Jerry Spivey (born May 12, 1942) is an American attorney who was district attorney of North Carolina's 5th Judicial District, which consisted of New Hanover and Pender Counties, from 1983 until his removal from office in 1995.

==Biography==
Spivey was born in Whiteville, North Carolina on May 12, 1942. He graduated from the University of North Carolina at Chapel Hill in 1964 and the University of North Carolina School of Law in 1967. He was an attorney in private practice for sixteen years before being elected district attorney in 1982. He succeeded retiring DA W. Allen Cobb, who had been in office since 1967. He was sworn in on January 1, 1983. He was reelected three times.

In 1993, Spivey declined to file charges in connection with the death of Brandon Lee, who was shot on the set of the film The Crow in Wilmington, North Carolina after a police investigation ruled the shooting an accident due to negligence.

On June 30, 1995, Spivey called Denver Broncos linebacker Ray Jacobs a nigger during an argument at a Wrightsville Beach, North Carolina bar. Spivey publicly apologized and admitted to having a drinking problem. He refused a request from the Pender County commission to resign.

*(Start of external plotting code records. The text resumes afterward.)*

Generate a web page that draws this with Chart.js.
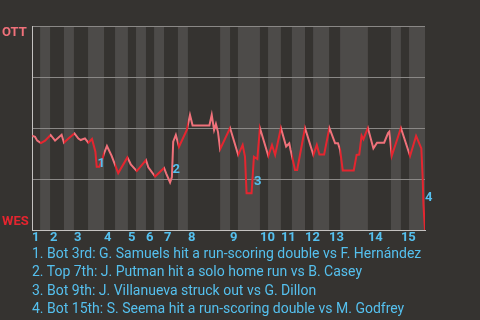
<!DOCTYPE html>
<html>
<head>
<meta charset="utf-8">
<script src="https://cdn.jsdelivr.net/npm/chart.js@4.4.1/dist/chart.umd.min.js"></script>
<style>
  html, body { margin: 0; padding: 0; background: #353330; }
  #wrap { position: relative; width: 480px; height: 320px; }
  #notes {
    position: absolute; left: 32px; top: 244px;
    font: 14px Roboto, sans-serif; line-height: 18.3px;
    color: #55c0ee; white-space: nowrap;
  }
</style>
</head>
<body>
<div id="wrap">
  <canvas id="wpChart" width="480" height="320"></canvas>
  <div id="notes"></div>
</div>
<script>
// Game data: x = play index, y = Ottawa win probability (%)
const playX = [0, 1.15, 2.0, 3.4, 5.0, 7.1, 8.8, 11.3, 12.2, 13.9, 16.2, 17.7, 18.6, 20.2, 21.5, 22.9,
  24.2, 24.7, 25.7, 27.0, 27.5, 28.6, 30.4, 32.9, 36.4, 37.7, 40.0, 43.5, 44.4, 47.0, 50.4, 51.2,
  52.7, 53.4, 53.9, 54.9, 56.1, 59.1, 60.3, 61.3, 67.7, 68.6, 69.5, 70.2, 71.0, 71.8, 75.6, 78.7,
  80.4, 81.3, 81.9, 83.8, 84.7, 86.0, 87.0, 90.2, 91.6, 92.8, 95.0, 97.0, 98.2, 98.7, 100.4, 101.2,
  104.2, 107.4, 108.7, 109.7, 111.5, 113.5, 115.7, 116.8, 117.6, 118.6, 122.8, 123.9, 124.9, 125.8,
  126.5, 128.2, 130.3, 131.7, 134.4, 135.9, 136.4, 137.3, 138.9, 140.8, 144.3, 146.6, 148.6, 149.1,
  149.4, 150];
const ottWinPct = [46.2, 45.7, 43.8, 42.6, 43.8, 46.6, 43.8, 46.7, 42.8, 44.8, 47.3, 44.8, 44.1, 44.9, 42.8, 44.6,
  38.4, 31.0, 31.0, 35.3, 37.6, 41.2, 36.3, 27.9, 35.6, 32.2, 28.9, 34.3, 30.7, 26.2, 30.4, 27.8,
  23.3, 26.0, 43.3, 46.6, 40.8, 49.0, 56.4, 51.2, 51.2, 56.4, 49.0, 52.0, 48.0, 39.6, 50, 36.8,
  41.7, 35.9, 18.0, 18.0, 35.9, 34.8, 50, 36.3, 41.7, 36.8, 50, 40.9, 42.5, 39.2, 29.4, 29.4,
  50, 36.8, 41.7, 37.0, 37.0, 50, 42.5, 42.5, 39.2, 29.2, 29.2, 36.8, 37.0, 46.3,
  44.5, 50, 40.0, 42.8, 42.8, 47.5, 48.2, 36.3, 42.5, 50, 36.3, 46.1, 40.0, 26.1,
  12.7, 0];

// Innings: where each inning and each bottom half starts (in plays)
const inningLabels = ['1', '2', '3', '4', '5', '6', '7', '8', '9', '10', '11', '12', '13', '14', '15'];
const inningStart = [0, 6.9, 16.0, 27.5, 36.6, 43.5, 50.4, 59.5, 75.6, 87.0, 95.0, 104.2, 113.4, 128.2, 140.8];
const bottomStart = [3.1, 12.2, 21.4, 31.7, 39.7, 46.6, 55.7, 71.8, 78.6, 90.1, 99.2, 107.3, 117.6, 137.0, 143.9];
const gameEnd = 150;

// Key events
const eventLabels = ['1', '2', '3', '4'];
const eventX = [25.0, 53.6, 84.7, 150.0];
const eventY = [32.4, 29.4, 23.5, 15.9];
const eventNotes = [
    'Bot 3rd: G. Samuels hit a run-scoring double vs F. Hernández',
    'Top 7th: J. Putman hit a solo home run vs B. Casey',
    'Bot 9th: J. Villanueva struck out vs G. Dillon',
    'Bot 15th: S. Seema hit a run-scoring double vs M. Godfrey'
];

const teamTop = 'OTT';
const teamBottom = 'WES';

// Colours
const BG = '#353330';
const BAND = '#4d4b49';
const PINK = '#f0717a';
const RED = '#e5252f';
const BLUE = '#55c0ee';

// Half-inning ranges [start, end, isBottom]
function halfInnings() {
    const halves = [];
    inningStart.forEach((s, i) => {
        const next = i + 1 < inningStart.length ? inningStart[i + 1] : gameEnd;
        halves.push([s, bottomStart[i], false]);
        halves.push([bottomStart[i], next, true]);
    });
    return halves;
}

// Line colour follows the half inning under it
function lineGradient(chart) {
    const area = chart.chartArea;
    const x = chart.scales.x;
    if (!area || !x) return RED;
    const g = chart.ctx.createLinearGradient(area.left, 0, area.right, 0);
    const w = area.right - area.left;
    halfInnings().forEach(([s, e, isBottom]) => {
        const f0 = Math.min(Math.max((x.getPixelForValue(s) - area.left) / w, 0), 1);
        const f1 = Math.min(Math.max((x.getPixelForValue(e) - area.left) / w, 0), 1);
        const c = isBottom ? RED : PINK;
        g.addColorStop(f0, c);
        g.addColorStop(f1, c);
    });
    return g;
}

const backdrop = {
    id: 'backdrop',
    beforeDraw(chart) {
        const {ctx, chartArea: a, scales: {x}} = chart;
        ctx.save();
        ctx.fillStyle = BG;
        ctx.fillRect(0, 0, chart.width, chart.height);
        ctx.fillStyle = BAND;
        halfInnings().forEach(([s, e, isBottom]) => {
            if (!isBottom) return;
            const x0 = x.getPixelForValue(s);
            const x1 = x.getPixelForValue(e);
            ctx.fillRect(x0, a.top, x1 - x0, a.bottom - a.top);
        });
        ctx.restore();
    },
    afterDraw(chart) {
        const {ctx, scales: {x, y}} = chart;
        ctx.save();
        ctx.font = 'bold 13px Roboto, sans-serif';
        ctx.textAlign = 'left';
        ctx.textBaseline = 'middle';
        ctx.fillStyle = PINK;
        ctx.fillText(teamTop, 2, y.getPixelForValue(100) + 7);
        ctx.fillStyle = RED;
        ctx.fillText(teamBottom, 2, y.getPixelForValue(0) - 8);
        ctx.fillStyle = BLUE;
        eventLabels.forEach((lab, i) => {
            ctx.fillText(lab, x.getPixelForValue(eventX[i]), y.getPixelForValue(eventY[i]));
        });
        ctx.restore();
    }
};

document.getElementById('notes').innerHTML =
    eventNotes.map((t, i) => `<div>${eventLabels[i]}. ${t}</div>`).join('');

const points = playX.map((px, i) => ({x: px, y: ottWinPct[i]}));

new Chart(document.getElementById('wpChart'), {
    type: 'line',
    data: {
        datasets: [{
            data: points,
            borderColor: ctx => lineGradient(ctx.chart),
            borderWidth: 2,
            pointRadius: 0,
            tension: 0,
            fill: false
        }]
    },
    options: {
        responsive: false,
        animation: false,
        layout: { padding: { left: 32, top: 26, right: 55, bottom: 70 } },
        plugins: { legend: { display: false }, tooltip: { enabled: false } },
        scales: {
            x: {
                type: 'linear',
                min: 0,
                max: gameEnd,
                afterBuildTicks: s => { s.ticks = inningStart.map(v => ({value: v})); },
                afterFit: s => { s.height = 20; },
                grid: { display: false, drawTicks: false },
                border: { display: true, color: '#c4c2c0', width: 1 },
                ticks: {
                    autoSkip: false,
                    maxRotation: 0,
                    align: 'start',
                    padding: 0,
                    color: BLUE,
                    font: { family: 'Roboto, sans-serif', size: 13, weight: 'bold' },
                    callback: (v, i) => inningLabels[i]
                }
            },
            y: {
                min: 0,
                max: 100,
                afterBuildTicks: s => { s.ticks = [0, 25, 50, 75, 100].map(v => ({value: v})); },
                afterFit: s => { s.width = 0; },
                grid: { color: '#8a8886', lineWidth: 1, drawTicks: false },
                border: { display: true, color: '#c4c2c0', width: 1 },
                ticks: { display: false }
            }
        }
    },
    plugins: [backdrop]
});
</script>
</body>
</html>
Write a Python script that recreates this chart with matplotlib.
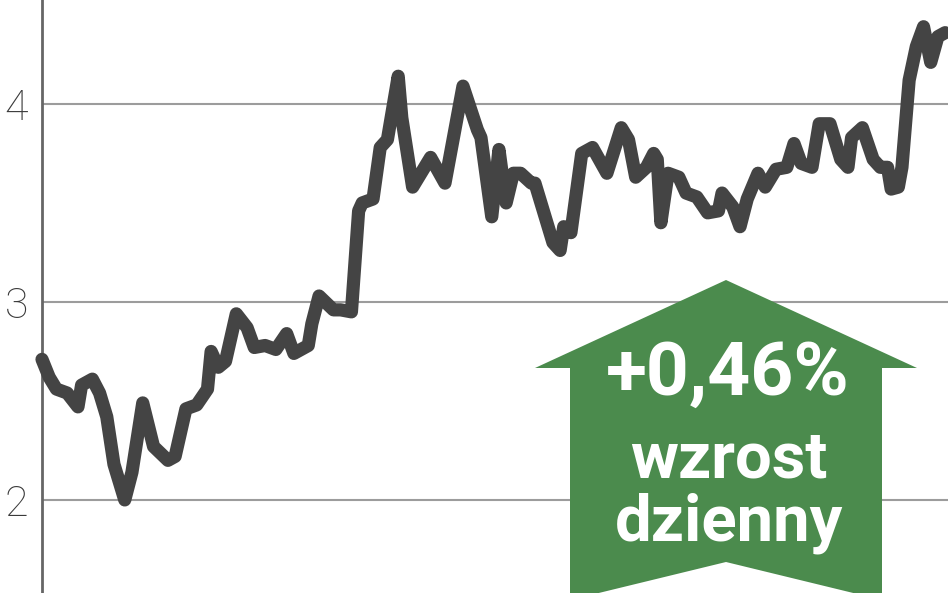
import matplotlib
matplotlib.use('Agg')
import matplotlib.pyplot as plt
from matplotlib.patches import Polygon

# session index and closing value
days = [0, 2, 4, 7, 10, 11, 14, 16, 18, 20, 23, 25, 28, 31, 35, 37, 40, 43, 46, 47,
        49, 51, 54, 57, 59, 62, 65, 68, 70, 74, 75, 77, 81, 83, 86, 88, 89, 92, 94, 96,
        99, 100, 103, 108, 112, 117, 121, 122, 125, 127, 129, 131, 133, 136, 137, 142,
        144, 145, 147, 150, 153, 157, 161, 163, 165, 168, 170, 171, 172, 174, 177, 179,
        182, 185, 188, 189, 192, 194, 196, 199, 201, 204, 207, 209, 211, 214, 216, 219,
        222, 224, 225, 228, 231, 233, 235, 236, 238, 239, 241, 243, 245, 247, 249, 251]
values = [2.71, 2.62, 2.56, 2.54, 2.47, 2.58, 2.61, 2.54, 2.42, 2.18, 2.00, 2.14, 2.49,
          2.27, 2.20, 2.22, 2.46, 2.48, 2.56, 2.75, 2.67, 2.70, 2.94, 2.87, 2.77, 2.78,
          2.76, 2.84, 2.74, 2.78, 2.89, 3.03, 2.96, 2.96, 2.95, 3.46, 3.50, 3.52, 3.78,
          3.82, 4.14, 3.93, 3.58, 3.73, 3.60, 4.09, 3.87, 3.83, 3.43, 3.77, 3.50, 3.65,
          3.65, 3.60, 3.60, 3.30, 3.26, 3.38, 3.35, 3.75, 3.78, 3.65, 3.88, 3.82, 3.63,
          3.68, 3.75, 3.72, 3.40, 3.65, 3.63, 3.55, 3.53, 3.45, 3.46, 3.55, 3.48, 3.38,
          3.52, 3.65, 3.58, 3.67, 3.68, 3.80, 3.70, 3.68, 3.90, 3.90, 3.72, 3.68, 3.83,
          3.88, 3.72, 3.68, 3.68, 3.57, 3.58, 3.68, 4.12, 4.29, 4.39, 4.21, 4.34, 4.36]
yticks = [2, 3, 4]
change_label = '+0,46%'
change_words = ['wzrost', 'dzienny']

W, H = 948, 593
fig = plt.figure(figsize=(W / 100, H / 100), dpi=100)
ax = fig.add_axes([42 / W, 0, 1 - 42 / W, 1])

ax.plot(days, values, color='#444444', lw=9.5, solid_capstyle='round',
        solid_joinstyle='round', zorder=3, clip_on=False)

ax.set_xlim(0, 251.8)
ax.set_ylim(1.53, 4.525)
ax.set_xticks([])
ax.set_yticks(yticks)
ax.set_yticklabels([str(t) for t in yticks], family='Roboto', fontweight='light',
                   fontsize=31, color='#3a3a3a')
ax.tick_params(axis='y', length=0, pad=10)
ax.yaxis.grid(True, color='#9c9c9c', lw=1.5)
ax.set_axisbelow(True)
for s in ['top', 'right', 'bottom']:
    ax.spines[s].set_visible(False)
ax.spines['left'].set_color('#666666')
ax.spines['left'].set_linewidth(2)

# green "up" arrow badge (figure pixels, y from top)
pts = [(726, 280), (917, 368), (882, 368), (882, 600), (726, 562),
       (570, 600), (570, 368), (535, 368)]
arrow = Polygon([(x / W, 1 - y / H) for x, y in pts], closed=True,
                transform=fig.transFigure, facecolor='#4b8b4d', edgecolor='none',
                zorder=5)
fig.patches.append(arrow)

fig.text(728 / W, 1 - 395 / H, change_label, ha='center', va='baseline',
         family='Roboto', fontweight='bold', fontsize=54, color='white', zorder=6)
fig.text(729 / W, 1 - 478 / H, change_words[0], ha='center', va='baseline',
         family='Roboto', fontweight='bold', fontsize=47, color='white', zorder=6)
fig.text(729 / W, 1 - 540 / H, change_words[1], ha='center', va='baseline',
         family='Roboto', fontweight='bold', fontsize=47, color='white', zorder=6)

plt.savefig('out.png', dpi=100)
plt.close()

Two black lawyers, Peter Grear and Terry B. Richardson, the latter a former assistant under Spivey, filed a petition with the North Carolina Superior Court seeking Spivey's removal from office for "conduct prejudicial to the administration of justice". On August 29, 1995, judge Richard Allsbrook ruled that Spivey had engaged in prejudicial conduct and removed him from office. He was the first district attorney in North Carolina to be removed from office. Governor Jim Hunt appointed senior assistant district attorney John E. Carriker to succeed Spivey on an interim basis. Spivey challenged his ouster on the grounds that the law providing for the removal of district attorneys violated the Constitution of North Carolina and his use of a racial slur was protected by the First Amendment to the United States Constitution. On February 10, 1997, the North Carolina Supreme Court unanimously ruled against Spivey.